Outcome: Faster Leak Identification and Greater Revenue Confidence 

With Kamstrup installed, Medford improved measurement accuracy and strengthened billing confidence—supporting the accountability the utility needed as MWRA costs continue to rise. But the benefits extended beyond reads and revenue.

According to Noel Ayala, City of Medford Water Superintendent, the new system has improved end-of-year reporting and overall utility visibility: 

These meters are doing a great job helping me come up with a number at the end of the year. We’re getting more accurate.
- Noel Ayala, City of Medford Water Superintendent

Even more importantly, Medford gained a proactive advantage in leak response. The system’s intelligence helps track leak development over time, providing historical context that can change how crews prioritize and respond: 

These meters track when a leak potentially began and shows you the history,” Ayala said. “It could have been going on underground for six months… and now the new meter’s in and it’s recording this so we can address leaks in an urgent to minor level.
- Noel Ayala, City of Medford Water Superintendent

The result is a smarter, more efficient approach to managing an aging distribution network—without relying solely on time-intensive field searching.

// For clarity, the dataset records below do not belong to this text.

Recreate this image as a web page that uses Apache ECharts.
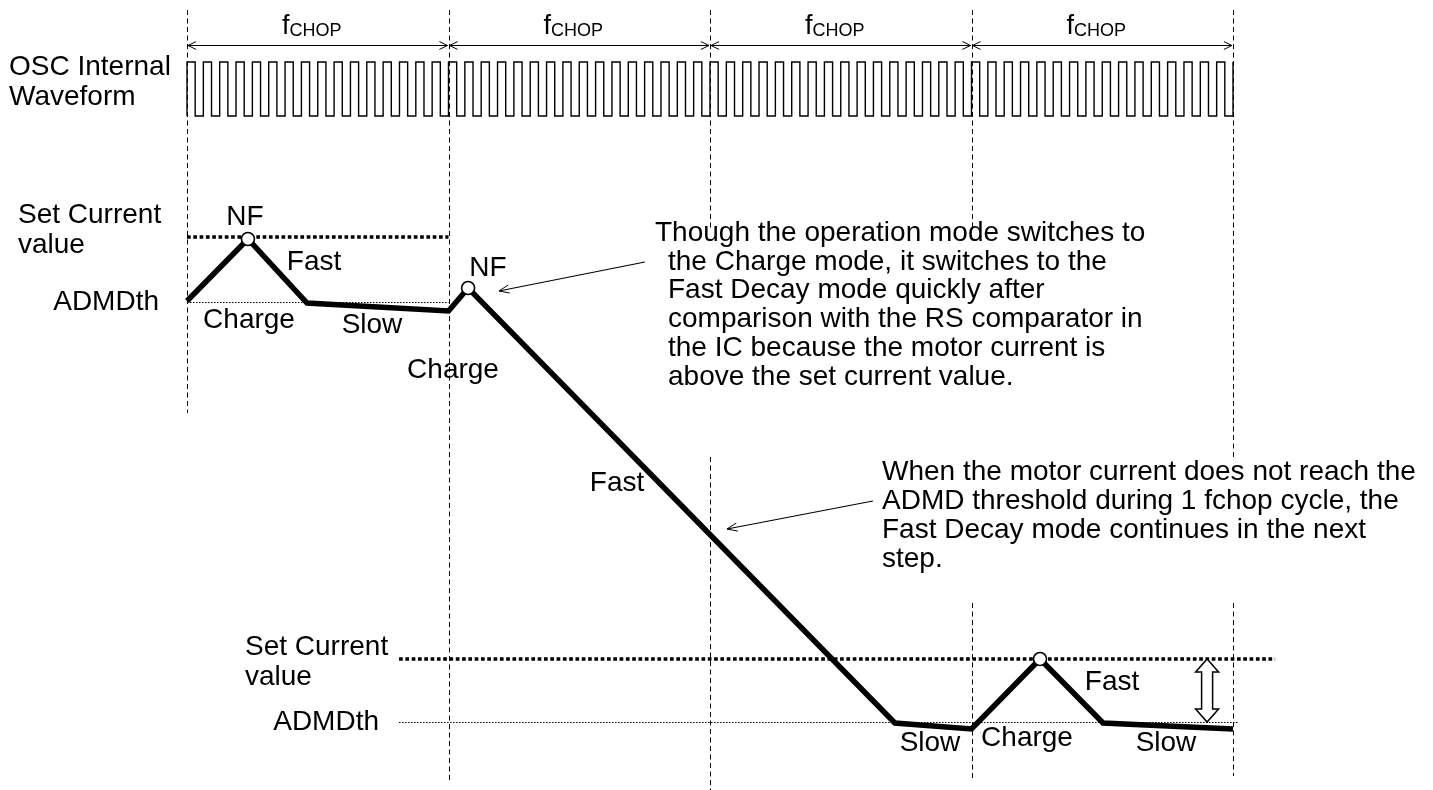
<!DOCTYPE html>
<html>
<head>
<meta charset="utf-8">
<title>ADMD chopping timing</title>
<script src="https://cdn.jsdelivr.net/npm/echarts@6/dist/echarts.min.js"></script>
<style>
  html, body { margin: 0; padding: 0; background: #fff; }
  #chart { width: 1433px; height: 790px; }
</style>
</head>
<body>
<div id="chart"></div>
<script>
// x = time in fCHOP periods, y = drawing level (0 at the bottom)
var chopEdges = [0, 1, 2, 3, 4];
var oscCyclesPerChop = 16;
var oscLow = 674;
var oscHigh = 728;
var chopArrowLevel = 745;

// motor current trace, NF points are indexes into it
var traceTime = [0, 0.233, 0.459, 1.0, 1.075, 2.707, 3.0, 3.262, 3.503, 4.0];
var traceCurrent = [489, 551, 487, 479, 502, 67, 61, 131, 67, 61];
var nfIndex = [1, 4, 7];

// [from, to, level]
var setCurrentLines = [[0, 1, 553], [0.811, 4.161, 131]];
var admdLines = [[0, 1, 488], [0.811, 4.019, 68]];

// dashed chop boundaries [time, top, bottom]
var boundarySegments = [
  [0, 780, 377], [1, 780, 10],
  [2, 780, 559], [2, 333, 0],
  [3, 780, 559], [3, 187, 11],
  [4, 780, 332], [4, 187, 14]
];

// [tailTime, tailLevel, tipTime, tipLevel]
var calloutArrows = [[1.751, 528, 1.193, 499], [2.623, 289, 2.065, 261]];
// hollow double arrow [time, top, bottom]
var rangeArrow = [[3.901, 131, 68]];

var calloutNF = [
  'Though the operation mode switches to',
  'the Charge mode, it switches to the',
  'Fast Decay mode quickly after',
  'comparison with the RS comparator in',
  'the IC because the motor current is',
  'above the set current value.'
];
var calloutADMD = [
  'When the motor current does not reach the',
  'ADMD threshold during 1 fchop cycle, the',
  'Fast Decay mode continues in the next',
  'step.'
];

var FONT = 'Liberation Sans, Arial, sans-serif';

var oscData = [];
var nCycles = oscCyclesPerChop * (chopEdges.length - 1);
for (var k = 0; k < nCycles; k++) {
  var t0 = k / oscCyclesPerChop, tm = (k + 0.5) / oscCyclesPerChop;
  oscData.push([t0, oscLow], [t0, oscHigh], [tm, oscHigh], [tm, oscLow]);
}
oscData.push([nCycles / oscCyclesPerChop, oscLow], [nCycles / oscCyclesPerChop, oscHigh]);

var chopSpans = [];
for (var i = 0; i < chopEdges.length - 1; i++) chopSpans.push([chopEdges[i], chopEdges[i + 1]]);

function txt(text, x, y, align) {
  return {
    type: 'text', z: 100, silent: true,
    style: { text: text, x: x, y: y, fontSize: 28, fontFamily: FONT, fill: '#000',
             align: align || 'left', verticalAlign: 'middle' }
  };
}

var labels = [
  txt('OSC Internal', 9, 67), txt('Waveform', 9, 97),
  txt('Set Current', 18, 215), txt('value', 18, 245), txt('ADMDth', 159, 302, 'right'),
  txt('NF', 245, 217, 'center'), txt('Fast', 314, 262, 'center'),
  txt('Charge', 249, 320, 'center'), txt('Slow', 372, 325, 'center'),
  txt('NF', 488, 268, 'center'), txt('Charge', 453, 370, 'center'),
  txt('Fast', 617, 483, 'center'),
  txt('Set Current', 245, 647), txt('value', 245, 677), txt('ADMDth', 379, 722, 'right'),
  txt('Slow', 930, 743, 'center'), txt('Charge', 1027, 738, 'center'),
  txt('Fast', 1112, 682, 'center'), txt('Slow', 1166, 743, 'center')
];
calloutNF.forEach(function (s, i) { labels.push(txt(s, i === 0 ? 655 : 668, 233 + i * 28.8)); });
calloutADMD.forEach(function (s, i) { labels.push(txt(s, 882, 472 + i * 29)); });

function chevron(x, y, dx, dy, len, spread) {
  // open arrow head at (x,y) pointing along (dx,dy)
  var n = Math.sqrt(dx * dx + dy * dy); dx /= n; dy /= n;
  var c = Math.cos(spread), s = Math.sin(spread);
  var ax = -dx * c + dy * s, ay = -dy * c - dx * s;
  var bx = -dx * c - dy * s, by = -dy * c + dx * s;
  return { type: 'polyline',
    shape: { points: [[x + ax * len, y + ay * len], [x, y], [x + bx * len, y + by * len]] },
    style: { stroke: '#000', fill: null, lineWidth: 1 } };
}

var chart = echarts.init(document.getElementById('chart'));
chart.setOption({
  animation: false,
  backgroundColor: '#fff',
  grid: { left: 187, right: 200, top: 0, bottom: 0 },
  xAxis: { type: 'value', min: 0, max: 4, show: false },
  yAxis: { type: 'value', min: 0, max: 790, show: false },
  graphic: labels,
  series: [
    {
      // chop boundaries
      type: 'custom', silent: true, z: 1,
      data: boundarySegments,
      renderItem: function (params, api) {
        var a = api.coord([api.value(0), api.value(1)]);
        var b = api.coord([api.value(0), api.value(2)]);
        var x = Math.round(a[0]) + 0.5;
        return { type: 'line', shape: { x1: x, y1: a[1], x2: x, y2: b[1] },
          style: { stroke: '#000', lineWidth: 1, lineDash: [5, 3.5] } };
      }
    },
    {
      // fCHOP arrows and labels
      type: 'custom', silent: true, z: 2,
      data: chopSpans,
      renderItem: function (params, api) {
        var a = api.coord([api.value(0), chopArrowLevel]);
        var b = api.coord([api.value(1), chopArrowLevel]);
        var y = Math.round(a[1]) + 0.5;
        return { type: 'group', children: [
          { type: 'line', shape: { x1: a[0] + 1, y1: y, x2: b[0] - 1, y2: y },
            style: { stroke: '#000', lineWidth: 1 } },
          chevron(a[0] + 1, y, -1, 0, 9, 0.45),
          chevron(b[0] - 1, y, 1, 0, 9, 0.45),
          { type: 'text', style: { x: (a[0] + b[0]) / 2 - 6, y: a[1] - 5,
              text: '{f|f}{s|CHOP}', align: 'center', verticalAlign: 'bottom', fill: '#000',
              rich: {
                f: { fontSize: 27, fontFamily: FONT, verticalAlign: 'bottom' },
                s: { fontSize: 18, fontFamily: FONT, verticalAlign: 'bottom' }
              } } }
        ] };
      }
    },
    {
      // OSC internal waveform
      type: 'line', silent: true, z: 2, showSymbol: false, clip: false,
      data: oscData,
      lineStyle: { color: '#000', width: 1.4, join: 'miter' }
    },
    {
      // set current levels
      type: 'custom', silent: true, z: 3,
      data: setCurrentLines,
      renderItem: function (params, api) {
        var a = api.coord([api.value(0), api.value(2)]);
        var b = api.coord([api.value(1), api.value(2)]);
        return { type: 'line', shape: { x1: a[0], y1: a[1], x2: b[0], y2: b[1] },
          style: { stroke: '#000', lineWidth: 3.6, lineDash: [3.7, 2.6] } };
      }
    },
    {
      // ADMD thresholds
      type: 'custom', silent: true, z: 3,
      data: admdLines,
      renderItem: function (params, api) {
        var a = api.coord([api.value(0), api.value(2)]);
        var b = api.coord([api.value(1), api.value(2)]);
        var y = Math.round(a[1]) + 0.5;
        return { type: 'line', shape: { x1: a[0], y1: y, x2: b[0], y2: y },
          style: { stroke: '#000', lineWidth: 1.2, lineDash: [1.5, 1.5] } };
      }
    },
    {
      // motor current
      type: 'line', silent: true, z: 4, showSymbol: false, clip: false,
      data: traceTime.map(function (t, i) { return [t, traceCurrent[i]]; }),
      lineStyle: { color: '#000', width: 5.5, join: 'miter' }
    },
    {
      // NF points
      type: 'scatter', silent: true, z: 5, symbol: 'circle', symbolSize: 13,
      data: nfIndex.map(function (i) { return [traceTime[i], traceCurrent[i]]; }),
      itemStyle: { color: '#fff', opacity: 1, borderColor: '#000', borderWidth: 1.6 }
    },
    {
      // callout arrows
      type: 'custom', silent: true, z: 6,
      data: calloutArrows,
      renderItem: function (params, api) {
        var a = api.coord([api.value(0), api.value(1)]);
        var b = api.coord([api.value(2), api.value(3)]);
        return { type: 'group', children: [
          { type: 'line', shape: { x1: a[0], y1: a[1], x2: b[0], y2: b[1] },
            style: { stroke: '#000', lineWidth: 1.1 } },
          chevron(b[0], b[1], b[0] - a[0], b[1] - a[1], 11, 0.38)
        ] };
      }
    },
    {
      // hollow double arrow between set current and ADMDth
      type: 'custom', silent: true, z: 6,
      data: rangeArrow,
      renderItem: function (params, api) {
        var a = api.coord([api.value(0), api.value(1)]);
        var b = api.coord([api.value(0), api.value(2)]);
        var x = a[0], yt = a[1], yb = b[1], hw = 11.5, sw = 5.5, hl = 13;
        return { type: 'polygon',
          shape: { points: [[x, yt], [x + hw, yt + hl], [x + sw, yt + hl], [x + sw, yb - hl],
                            [x + hw, yb - hl], [x, yb], [x - hw, yb - hl], [x - sw, yb - hl],
                            [x - sw, yt + hl], [x - hw, yt + hl]] },
          style: { fill: '#fff', stroke: '#000', lineWidth: 1.5 } };
      }
    }
  ]
});
</script>
</body>
</html>
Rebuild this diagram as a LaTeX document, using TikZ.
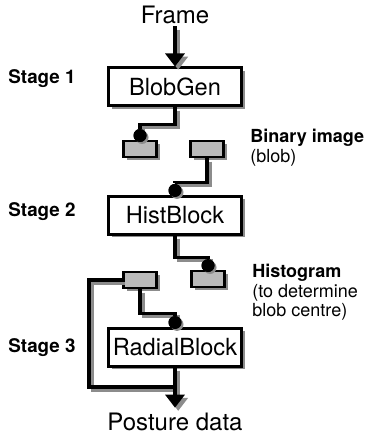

And perhaps the clearest evidence of success is advocacy. Since implementing Kamstrup, Medford has become a reference point for neighboring communities seeking their own AMI upgrade: 

Since Medford installed the Kamstrup meter, I’ve been speaking to other communities and basically bragging about how good the system is and encouraging every other city and municipality to move in this direction,” Baker shared. “I’ve had many communities come to my office… and usually when they see it live and in person they’re blown away.
- Ron Baker, Network Administrator for The City of Medford Water Department

For Medford, modern metering isn’t just a billing upgrade - it’s a clearer, more reliable way to manage accountability, reduce uncertainty, and make better decisions across the network.